Over the weekend, I had the following interaction with a visitor to campus:

“Where are you from?” I asked.

“New York,” he replied. “How about you?”

“I’m from Oakland.”

“Oh, that’s cool. What’s your team?”

“I don’t really follow sports.”


“Uh, if I had to pick one, it’d be the A’s.”

“That’s really sad. I feel really sorry for you.”

I’m like, all right, great—I’m getting my balls busted by another Yankees fan. I’ve had this exact conversation at least five times since I came to Wesleyan, and each time I’ve been less sure of how to respond.

I could always go with, “Well, stereotypically speaking, everyone hates you,” but that’s just diving into a whole history of animosity that I know nothing about.

“Well, we’re in the playoffs this year, and you’re not,” I could say, but that’s something I literally had to look up after the fact, and it’s not a road I want to go down if it comes up again.
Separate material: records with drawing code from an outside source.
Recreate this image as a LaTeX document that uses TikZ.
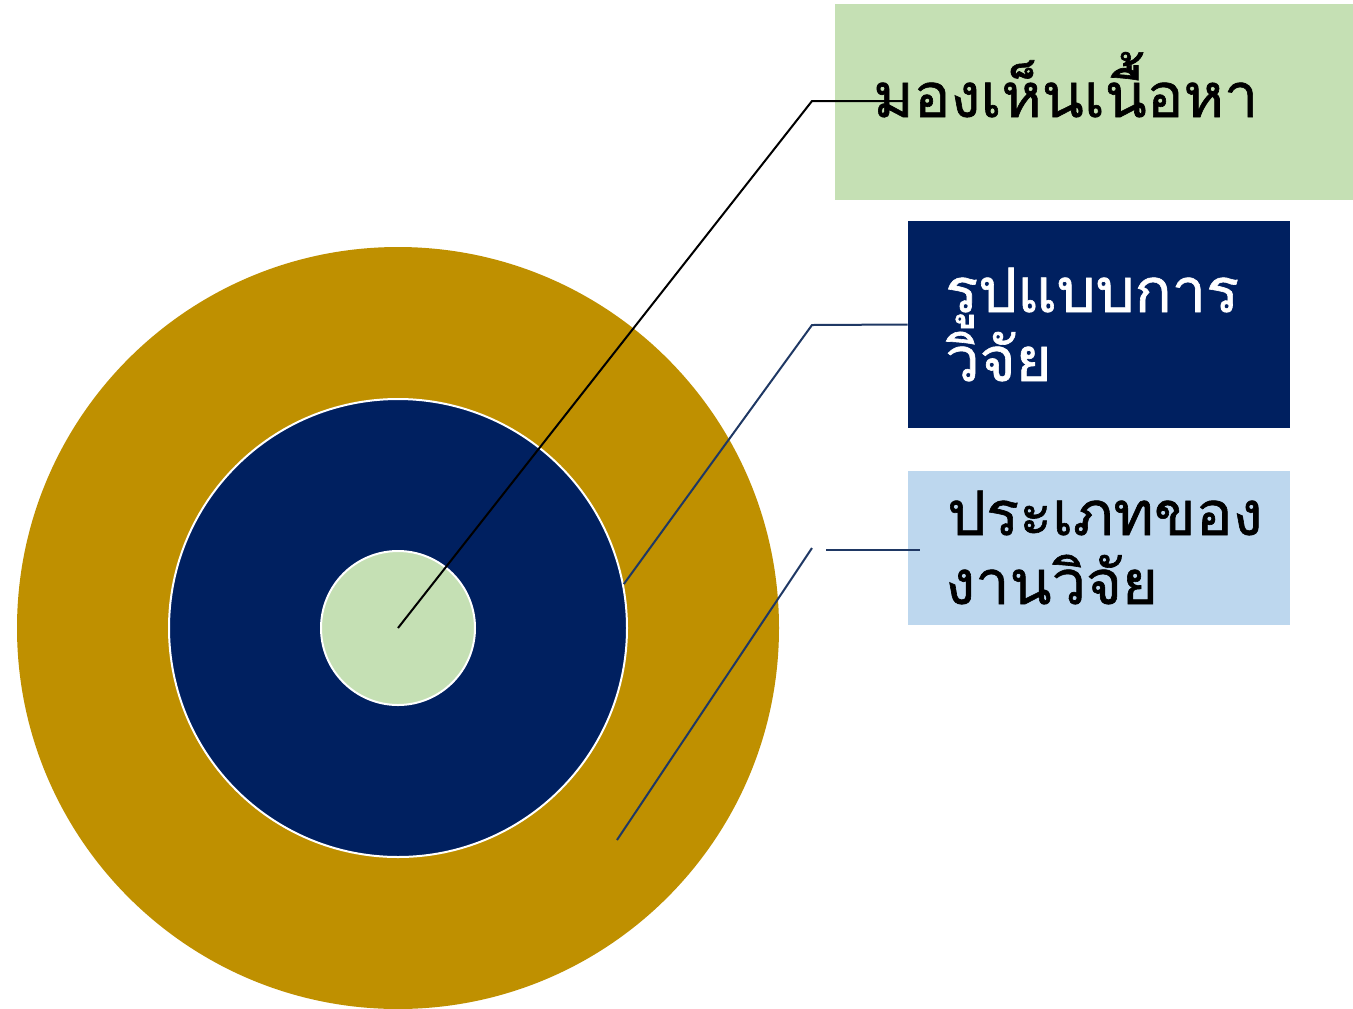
\documentclass[tikz,border=0pt]{standalone}
\usepackage{fontspec}
\newfontfamily\thaifont[Script=Thai,FakeBold=1]{Loma}
\definecolor{gold}{HTML}{BF9000}
\definecolor{navy}{HTML}{002060}
\definecolor{lgreen}{HTML}{C5E0B4}
\definecolor{lblue}{HTML}{BDD7EE}
\definecolor{linenavy}{HTML}{1F3864}
\begin{document}
\begin{tikzpicture}[x=0.75pt,y=-0.75pt,
  ring/.style={circle,inner sep=0pt},
  box/.style={rectangle,inner sep=0pt,draw=none},
  lbl/.style={anchor=base west,inner sep=0pt,font=\thaifont\fontsize{46}{51}\selectfont},
  conn/.style={line width=1.5pt}]
\useasboundingbox (0,0) rectangle (1353,1008);
% circles
\node[ring,fill=gold,minimum size=762*0.75pt] (outer) at (398,628) {};
\node[ring,fill=navy,draw=white,line width=1.5pt,minimum size=458*0.75pt] (mid) at (398,628) {};
\node[ring,fill=lgreen,draw=white,line width=1.5pt,minimum size=154*0.75pt] (inner) at (398,628) {};
% boxes
\node[box,fill=lgreen,minimum width=518*0.75pt,minimum height=196*0.75pt] (b1) at (1094,102) {};
\node[box,fill=navy,minimum width=382*0.75pt,minimum height=207*0.75pt] (b2) at (1099,324.5) {};
\node[box,fill=lblue,minimum width=382*0.75pt,minimum height=154*0.75pt] (b3) at (1099,548) {};
% connectors
\coordinate (k1) at (812,101);
\coordinate (e1) at (905,101);
\coordinate (k2) at (812,325);
\coordinate (s3) at (617,840);
\coordinate (k3) at (812,548);
\coordinate (h3a) at (826,550);
\coordinate (h3b) at (920,550);
\draw[conn,black] (inner.center) -- (k1) -- (e1);
\draw[conn,linenavy] (mid.11.7) -- (k2) -- (b2.west);
\draw[conn,linenavy] (s3) -- (k3);
\draw[conn,linenavy] (h3a) -- (h3b);
% labels
\node[lbl,text=black] (t1) at (873,117) {มองเห็นเนื้อหา};
\node[lbl,text=white] (t2a) at (945,312) {รูปแบบการ};
\node[lbl,text=white] (t2b) at (945,381) {วิจัย};
\node[lbl,text=black] (t3a) at (947,535) {ประเภทของ};
\node[lbl,text=black] (t3b) at (945,604) {งานวิจัย};
\end{tikzpicture}
\end{document}
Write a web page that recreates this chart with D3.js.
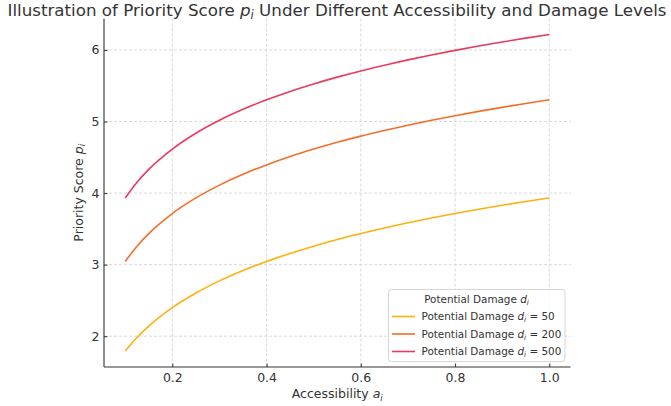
<!DOCTYPE html>
<html>
<head>
<meta charset="utf-8">
<script src="https://cdn.jsdelivr.net/npm/d3@7"></script>
<style>
  body { margin: 0; background: #fff; }
  text { font-family: "DejaVu Sans", sans-serif; fill: #333; }
</style>
</head>
<body>
<div id="chart"></div>
<script>
// Data
let access = [0.1, 0.125, 0.15, 0.2, 0.25, 0.3, 0.35, 0.4, 0.45, 0.5, 0.55, 0.6, 0.65, 0.7, 0.75, 0.8, 0.85, 0.9, 0.95, 1.0]
let damageLevels = [50, 200, 500]
let score50 = [1.792, 1.981, 2.140, 2.398, 2.603, 2.773, 2.918, 3.045, 3.157, 3.258, 3.350, 3.434, 3.512, 3.584, 3.651, 3.714, 3.773, 3.829, 3.882, 3.932]
let score200 = [3.045, 3.258, 3.434, 3.714, 3.932, 4.111, 4.263, 4.394, 4.511, 4.615, 4.710, 4.796, 4.875, 4.949, 5.017, 5.081, 5.142, 5.198, 5.252, 5.303]
let score500 = [3.932, 4.151, 4.331, 4.615, 4.836, 5.017, 5.170, 5.303, 5.421, 5.525, 5.620, 5.707, 5.787, 5.861, 5.930, 5.994, 6.054, 6.111, 6.165, 6.217]
let xTicks = [0.2, 0.4, 0.6, 0.8, 1.0]
let yTicks = [2, 3, 4, 5, 6]
let colors = ["#ffb00f", "#f46d2b", "#ec3a5c"]

let series = [score50, score200, score500].map((vals, i) => ({
  d: damageLevels[i],
  color: colors[i],
  points: vals.map((v, j) => ({a: access[j], p: v}))
}))

draw()

function draw() {
  var width = 671
  var height = 406
  var left = 104, right = 570.5, top = 18.5, bottom = 367

  // matplotlib-like 5% margins
  let xScale = d3.scaleLinear().domain([0.055, 1.045]).range([left, right])
  let yScale = d3.scaleLinear().domain([1.5695, 6.4395]).range([bottom, top])

  let svg = d3.select("#chart").append("svg")
    .attr("width", width)
    .attr("height", height)

  // grid
  svg.append("g")
    .selectAll("line").data(xTicks).enter().append("line")
    .attr("x1", d => xScale(d)).attr("x2", d => xScale(d))
    .attr("y1", top).attr("y2", bottom)
    .attr("stroke", "#cfcfcf").attr("stroke-width", 0.8)
    .attr("stroke-dasharray", "3,2")
  svg.append("g")
    .selectAll("line").data(yTicks).enter().append("line")
    .attr("x1", left).attr("x2", right)
    .attr("y1", d => yScale(d)).attr("y2", d => yScale(d))
    .attr("stroke", "#cfcfcf").attr("stroke-width", 0.8)
    .attr("stroke-dasharray", "3,2")

  // lines
  let line = d3.line()
    .x(d => xScale(d.a))
    .y(d => yScale(d.p))
    .curve(d3.curveMonotoneX)

  svg.append("g")
    .selectAll("path").data(series).enter().append("path")
    .attr("d", d => line(d.points))
    .attr("fill", "none")
    .attr("stroke", d => d.color)
    .attr("stroke-width", 1.6)

  // axes, ticks pointing inward
  let xAxis = d3.axisBottom(xScale).tickValues(xTicks).tickFormat(d3.format(".1f"))
    .tickSizeInner(-3.5).tickSizeOuter(0).tickPadding(6)
  let yAxis = d3.axisLeft(yScale).tickValues(yTicks).tickFormat(d3.format("d"))
    .tickSizeInner(-3.5).tickSizeOuter(0).tickPadding(4.5)

  let gx = svg.append("g")
    .attr("transform", "translate(0," + bottom + ")")
    .call(xAxis)
  gx.select(".domain").attr("d", "M" + left + ",0H" + right)
  let gy = svg.append("g")
    .attr("transform", "translate(" + left + ",0)")
    .call(yAxis)
  gy.select(".domain").attr("d", "M0," + top + "V" + bottom)

  svg.selectAll(".domain").attr("stroke", "#333").attr("stroke-width", 1.1)
  svg.selectAll(".tick line").attr("stroke", "#333")
  svg.selectAll(".tick text")
    .style("font-family", "DejaVu Sans")
    .style("font-size", "12.5px")
    .attr("fill", "#333")

  // helper: text with an italic subscripted symbol
  function mathText(sel, before, sym, after, size) {
    sel.append("tspan").text(before)
    sel.append("tspan").attr("font-style", "italic").text(sym)
    sel.append("tspan").attr("font-style", "italic")
      .attr("font-size", size * 0.7 + "px").attr("dy", size * 0.2).text("i")
    sel.append("tspan").attr("dy", -size * 0.2).text(after)
  }

  // title
  let title = svg.append("text")
    .attr("x", 337)
    .attr("y", 16)
    .attr("text-anchor", "middle")
    .style("font-size", "16.7px")
  mathText(title, "Illustration of Priority Score ", "p", " Under Different Accessibility and Damage Levels", 16.7)

  // axis labels
  let xl = svg.append("text")
    .attr("x", (left + right) / 2)
    .attr("y", 398)
    .attr("text-anchor", "middle")
    .style("font-size", "12.5px")
  mathText(xl, "Accessibility ", "a", "", 12.5)

  let yl = svg.append("text")
    .attr("transform", "translate(82.5," + (top + bottom) / 2 + ") rotate(-90)")
    .attr("text-anchor", "middle")
    .style("font-size", "12.5px")
  mathText(yl, "Priority Score ", "p", "", 12.5)

  // legend
  let lg = svg.append("g").attr("transform", "translate(388.5,289.5)")
  lg.append("rect")
    .attr("width", 176.5).attr("height", 72)
    .attr("rx", 3)
    .attr("fill", "white").attr("fill-opacity", 0.8)
    .attr("stroke", "#d6d6d6")
  let lt = lg.append("text")
    .attr("x", 88).attr("y", 13.8)
    .attr("text-anchor", "middle")
    .style("font-size", "10.4px")
  mathText(lt, "Potential Damage ", "d", "", 10.4)

  let items = lg.selectAll(".item").data(series).enter().append("g")
    .attr("class", "item")
    .attr("transform", (d, i) => "translate(0," + (27 + i * 17.5) + ")")
  items.append("line")
    .attr("x1", 3.5).attr("x2", 26.5)
    .attr("stroke", d => d.color).attr("stroke-width", 1.6)
  items.each(function (d) {
    let t = d3.select(this).append("text")
      .attr("x", 33).attr("y", 3.5)
      .style("font-size", "10.4px")
    mathText(t, "Potential Damage ", "d", " = " + d.d, 10.4)
  })
}
</script>
</body>
</html>
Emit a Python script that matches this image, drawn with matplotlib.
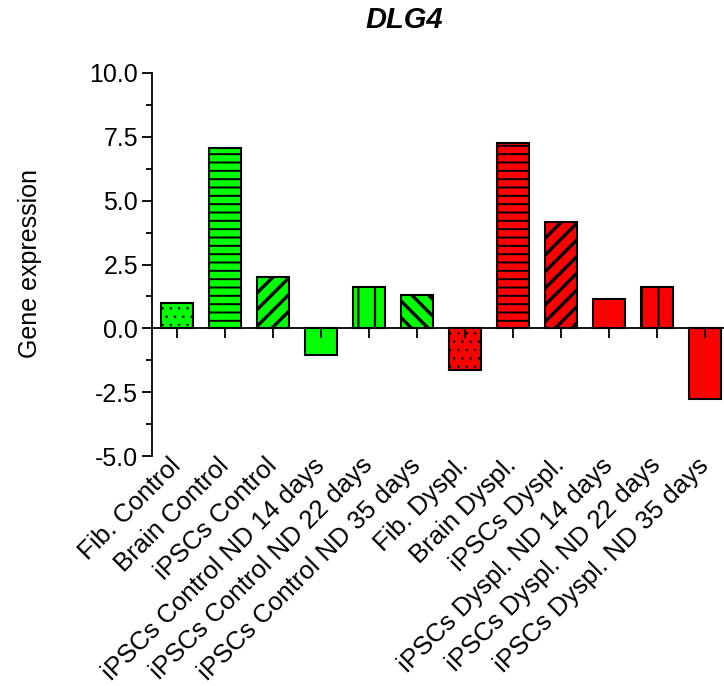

I mean, what if he asks me to compare playoff histories? Good God, what if he asks me what a playoff is?

This time, I just tried to change the subject.

“Well, the A’s just had that movie ‘Moneyball’ made about them, and that was pretty good, and I’m a film major, so let’s talk about movies.”

“What about ‘61*’?” he shot back. “What about ‘The Babe Ruth Story’? What about ‘The Pride of the Yankees’?”

Seriously? From where I’m sitting, Yankees fans’ immature quest for whatever they’re looking for from the rest of the country—begrudging respect, temper tantrums—has led them down a hole where they have to pathetically assert their dominance not just in the stadium, but across all fields of culture. Ugh, right?! He just…ugh! I haven’t even seen those movies! He hit me where it hurts!

Back in Oakland (I’m basing this claim mostly off high school), fans of the A’s and Giants would always have at each other, but it’s not a conversation you’d ever get sucked into if it weren’t your area of interest. As someone who can enjoy watching sports but gets nauseous from the extremist culture surrounding them, I never had to make “no sports” a huge part of who I am.

The vaguely hippy-ish climate of my Bay Area, akin to Wesleyan’s in a lot of ways, made it such that sports fans never got comfy asserting the importance of last night’s game. They were the odd men (and women, I guess) out, unless they congregated. When sports fans met at my high school, they weren’t just bonding over a common reference point, but establishing an intimate connection. But by interacting with the amazingly diverse student body of New Yorkers here at Wesleyan, I’m beginning to realize that that’s not the case everywhere else.

Aside from my beloved hometown, liberal arts colleges, and Williamsburg, where in the country can I settle that’s free from the threat of sports haranguing? When the small talk at parties I attend shifts from the latest Jezebel articles and experimental rap acts to fantasy teams, where will I stand? At this point, if I found out on the first day of my first real job that the office culture (That’s way too presumptuous. Restaurant kitchen culture? Walmart greeter culture?) puts a premium on sports talk, I’d prefer quitting to going online and doing my damn research.

I couldn’t do that, of course, because money is important, and also because getting along with the people you have to work with is important. Wesleyan’s a fine place to let your freak flag fly and delve into weirdo/elitist hobbies, but when we leave the bubble, like it or not, those common reference points might become a lot closer to our hearts. Not for the purposes of sucking up to people, but for paving the way to the kinds of casual, nourishing connections that we might be taking for granted here at the tiny school of our dreams.

Maybe there are good reasons to get into sports when I graduate. Functional, professional relationships and brief chats with passersby aren’t something that a lot of Wesleyan students have to experience daily; we’re usually either dealing within clear systems of authority or surrounded by people we have things in common with. But where will we be in a year, two years, three? What’s the point in defining yourself in passive opposition to the office’s hangout at a sports bar after work?

My first day of work is going to be like showing up to a party by myself, only there will be no alcohol, and everyone will be a million times more miserable. My closest friends might appreciate my obsession with Godzilla, but that’s not the kind of thing I can spam my coworkers with right out of the gate.

We’ve all got to start somewhere. What can you say?

“Fuck the Yankees. Fuck them all, and their stupid fans.”

Keller is a member of the class of 2014.